- **DIRECTION**:
Below are some records. Retype exactly the lines from the one containing "Output the Python" through the one containing "from matplotlib.transforms import", both included, skipping every picture.

- **ENTRIES**:
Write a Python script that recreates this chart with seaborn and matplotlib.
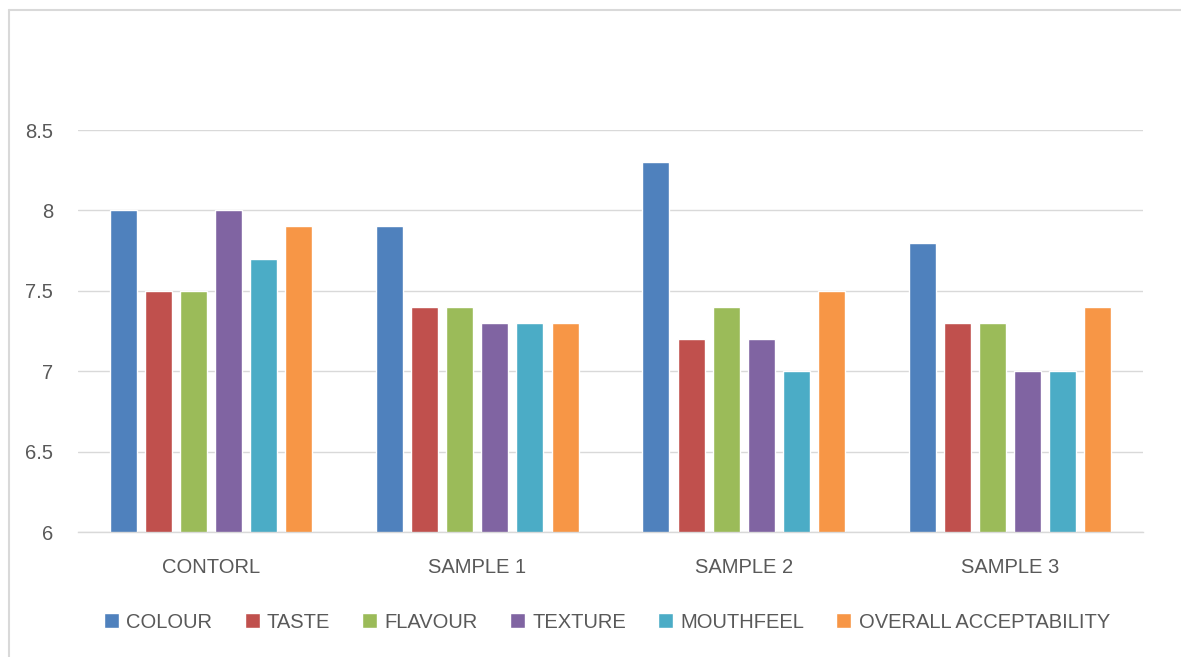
import matplotlib
matplotlib.use("Agg")
import matplotlib.pyplot as plt
import seaborn as sns
import pandas as pd
from matplotlib.lines import Line2D

categories = ["CONTORL", "SAMPLE 1", "SAMPLE 2", "SAMPLE 3"]
attributes = ["COLOUR", "TASTE", "FLAVOUR", "TEXTURE", "MOUTHFEEL", "OVERALL ACCEPTABILITY"]
colour = [8.0, 7.9, 8.3, 7.8]
taste = [7.5, 7.4, 7.2, 7.3]
flavour = [7.5, 7.4, 7.4, 7.3]
texture = [8.0, 7.3, 7.2, 7.0]
mouthfeel = [7.7, 7.3, 7.0, 7.0]
overall = [7.9, 7.3, 7.5, 7.4]
yticks = [6, 6.5, 7, 7.5, 8, 8.5]
ytick_labels = ["6", "6.5", "7", "7.5", "8", "8.5"]

palette = ["#4F81BD", "#C0504D", "#9BBB59", "#8064A2", "#4BACC6", "#F79646"]

series = [colour, taste, flavour, texture, mouthfeel, overall]
rows = []
for attr, vals in zip(attributes, series):
    for cat, v in zip(categories, vals):
        rows.append({"Sample": cat, "Attribute": attr, "Score": v})
df = pd.DataFrame(rows)

sns.set_theme(style="white")
plt.rcParams["font.family"] = ["Liberation Sans", "DejaVu Sans"]
text_color = "#595959"

W, H = 1181, 657
fig = plt.figure(figsize=(W / 100, H / 100), dpi=100)
ax = fig.add_axes([78 / W, 1 - 532 / H, (1143 - 78) / W, (532 - 130) / H])

sns.barplot(data=df, x="Sample", y="Score", hue="Attribute", hue_order=attributes,
            order=categories, palette=palette, width=0.79, gap=0.23,
            saturation=1, ax=ax, legend=True)

ax.set_ylim(6, 8.5)
ax.set_yticks(yticks)
ax.set_yticklabels(ytick_labels)
ax.set_xlim(-0.5, 3.5)
ax.yaxis.grid(True, color="#D9D9D9", linewidth=1)
ax.set_axisbelow(True)
for s in ["top", "right", "left"]:
    ax.spines[s].set_visible(False)
ax.spines["bottom"].set_color("#D9D9D9")
ax.spines["bottom"].set_linewidth(1)
ax.set_xlabel("")
ax.set_ylabel("")
ax.tick_params(axis="both", length=0, labelsize=14.5, colors=text_color)
ax.tick_params(axis="y", pad=18)
ax.tick_params(axis="x", pad=19)

handles, labels = ax.get_legend_handles_labels()
ax.legend_.remove()
leg = fig.legend(handles, labels, loc="center", bbox_to_anchor=(607 / W, 1 - 622 / H),
                 ncol=6, frameon=False, fontsize=14.5, handlelength=0.75, handleheight=0.75,
                 handletextpad=0.35, columnspacing=1.6, labelcolor=text_color)

fig.add_artist(Line2D([9.5 / W, 9.5 / W], [0, 1 - 9.5 / H], transform=fig.transFigure,
                      color="#D9D9D9", linewidth=1.5))
fig.add_artist(Line2D([9.5 / W, 1], [1 - 9.5 / H, 1 - 9.5 / H], transform=fig.transFigure,
                      color="#D9D9D9", linewidth=1.5))

fig.savefig("out.png", dpi=100)
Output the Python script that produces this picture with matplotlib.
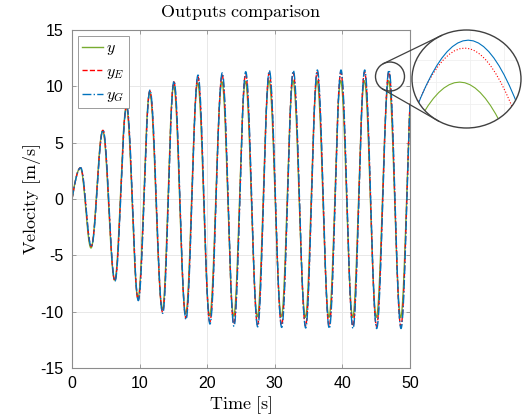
import numpy as np
import matplotlib.pyplot as plt
from matplotlib.patches import Ellipse, Circle
from matplotlib.lines import Line2D
from matplotlib.transforms import IdentityTransform

plt.rcParams['mathtext.fontset'] = 'cm'
plt.rcParams['axes.unicode_minus'] = False
plt.rcParams['font.family'] = ['Liberation Sans', 'DejaVu Sans']

# times of the extrema [s]
t_peak = [1.29, 4.59, 8.09, 11.54, 15.09, 18.64, 22.23, 25.70, 29.19, 32.74,
          36.29, 39.79, 43.30, 46.89, 50.42]
t_trough = [2.86, 6.36, 9.81, 13.42, 16.86, 20.41, 23.96, 27.47, 31.02, 34.57,
            38.06, 41.57, 45.07, 48.67]

# extrema values [m/s]
y_peak = [2.75, 6.05, 8.15, 9.45, 10.10, 10.30, 10.40, 10.45, 10.50, 10.50,
          10.50, 10.50, 10.50, 10.50, 10.50]
y_trough = [-4.35, -7.20, -8.80, -9.80, -10.20, -10.35, -10.40, -10.45, -10.45,
            -10.50, -10.50, -10.50, -10.50, -10.50]
yE_peak = [2.78, 6.10, 8.25, 9.60, 10.40, 10.85, 11.00, 11.10, 11.20, 11.20,
           11.25, 11.25, 11.27, 11.27, 11.27]
yE_trough = [-4.20, -7.25, -8.95, -10.05, -10.55, -10.90, -11.10, -11.15, -11.20,
             -11.25, -11.30, -11.30, -11.30, -11.30]
yG_peak = [2.78, 6.12, 8.28, 9.67, 10.47, 11.00, 11.20, 11.30, 11.40, 11.40,
           11.45, 11.45, 11.45, 11.45, 11.45]
yG_trough = [-4.23, -7.28, -9.02, -10.15, -10.70, -11.10, -11.30, -11.35, -11.40,
             -11.45, -11.50, -11.50, -11.50, -11.50]

# small time lead of the outputs w.r.t. y_G [s]
y_lag = -0.05
yE_lag = -0.02


def through_extrema(tp, tt, vp, vt, lag=0.0, n=60):
    kt, kv = [], []
    for i in range(len(tp)):
        kt.append(tp[i] + lag)
        kv.append(vp[i])
        if i < len(tt):
            kt.append(tt[i] + lag)
            kv.append(vt[i])
    # start at rest, quarter wave up to the first peak
    s = np.linspace(0, 1, n)
    t = [kt[0] * s]
    v = [kv[0] * np.sin(np.pi / 2 * s)]
    for k in range(len(kt) - 1):
        t.append(kt[k] + (kt[k + 1] - kt[k]) * s[1:])
        v.append(kv[k] + (kv[k + 1] - kv[k]) * (1 - np.cos(np.pi * s[1:])) / 2)
    return np.concatenate(t), np.concatenate(v)


series = [
    (through_extrema(t_peak, t_trough, y_peak, y_trough, y_lag),
     dict(color='#77AC30', ls='-', label='$y$')),
    (through_extrema(t_peak, t_trough, yE_peak, yE_trough, yE_lag),
     dict(color='#FF0000', ls='--', label='$y_E$')),
    (through_extrema(t_peak, t_trough, yG_peak, yG_trough),
     dict(color='#0072BD', ls='-.', label='$y_G$')),
]

W, H = 529, 419
fig = plt.figure(figsize=(W / 100, H / 100), dpi=100)
ax = fig.add_axes([72 / W, 1 - 368 / H, 338 / W, 338 / H])

for (t, v), style in series:
    ax.plot(t, v, lw=1.0, **style)

ax.set_xlim(0, 50)
ax.set_ylim(-15, 15)
ax.set_xticks(np.arange(0, 51, 10))
ax.set_yticks(np.arange(-15, 16, 5))
ax.grid(True, color='#e8e8e8', lw=0.7)
ax.set_axisbelow(True)
for sp in ax.spines.values():
    sp.set_color('#8c8c8c')
    sp.set_linewidth(0.8)
ax.tick_params(direction='in', length=3, width=0.6, color='#8c8c8c',
               top=True, right=True, labelsize=11.5, pad=6)

ax.set_title(r'$\mathrm{Outputs\ comparison}$', fontsize=13, pad=9)
ax.set_xlabel(r'$\mathrm{Time\ [s]}$', fontsize=13, labelpad=2)
ax.set_ylabel(r'$\mathrm{Velocity\ [m/s]}$', fontsize=13, labelpad=-2)

leg = ax.legend(loc='upper left', fontsize=11.5, handlelength=1.3,
                handletextpad=0.2, labelspacing=0.4, borderaxespad=0.4,
                fancybox=False, framealpha=1, borderpad=0.25)
leg.get_frame().set_edgecolor('#8c8c8c')
leg.get_frame().set_linewidth(0.6)

# magnifier: source circle on the last full peak, enlarged view to the right
src_t, src_v, src_r = 47.04, 10.87, 14.5
big_box = (412, H - 128, 109, 98)   # x, y, w, h in pixels

c1 = ax.transData.transform((src_t, src_v))
fig.add_artist(Circle(c1, src_r, transform=IdentityTransform(), fill=False,
                      ec='#404040', lw=1.0))

bx, by, bw, bh = big_box
c2 = np.array([bx + bw / 2, by + bh / 2])
r2 = (bw + bh) / 4
d = c2 - c1
theta = np.arctan2(d[1], d[0])
phi = np.arccos((src_r - r2) / np.hypot(*d))
for a in (theta + phi, theta - phi):
    n = np.array([np.cos(a), np.sin(a)])
    p1 = c1 + src_r * n
    p2 = c2 + np.array([bw / 2 * n[0], bh / 2 * n[1]])
    fig.add_artist(Line2D([p1[0], p2[0]], [p1[1], p2[1]], color='#404040',
                          lw=0.9, transform=IdentityTransform()))

axin = fig.add_axes([bx / W, by / H, bw / W, bh / H])
axin.patch.set_visible(False)
for sp in axin.spines.values():
    sp.set_visible(False)
clip = Ellipse((0.5, 0.5), 1, 1, transform=axin.transAxes, fc='white',
               ec='none', zorder=0)
axin.add_patch(clip)
for (t, v), style in series:
    ln, = axin.plot(t, v, lw=0.8, color=style['color'],
                    ls=':' if style['ls'] == '--' else '-')
    ln.set_clip_path(clip)
axin.set_xlim(46.88 - 0.32, 46.88 + 0.32)
axin.set_ylim(10.57 - 1.11, 10.57 + 1.11)
axin.set_xticks([46.7, 46.9, 47.1])
axin.set_yticks([10.0, 10.5, 11.0])
axin.tick_params(length=0, labelbottom=False, labelleft=False)
axin.grid(True, color='#f0f0f0', lw=0.6)
for tk in axin.xaxis.get_major_ticks() + axin.yaxis.get_major_ticks():
    tk.gridline.set_clip_path(clip)
axin.add_patch(Ellipse((0.5, 0.5), 1, 1, transform=axin.transAxes, fill=False,
                       ec='#404040', lw=1.0, zorder=5, clip_on=False))

fig.savefig('out.png', dpi=100)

- **EXERCISE ANSWER**:
Output the Python script that produces this picture with matplotlib.
import numpy as np
import matplotlib.pyplot as plt
from matplotlib.patches import Ellipse, Circle
from matplotlib.lines import Line2D
from matplotlib.transforms import IdentityTransform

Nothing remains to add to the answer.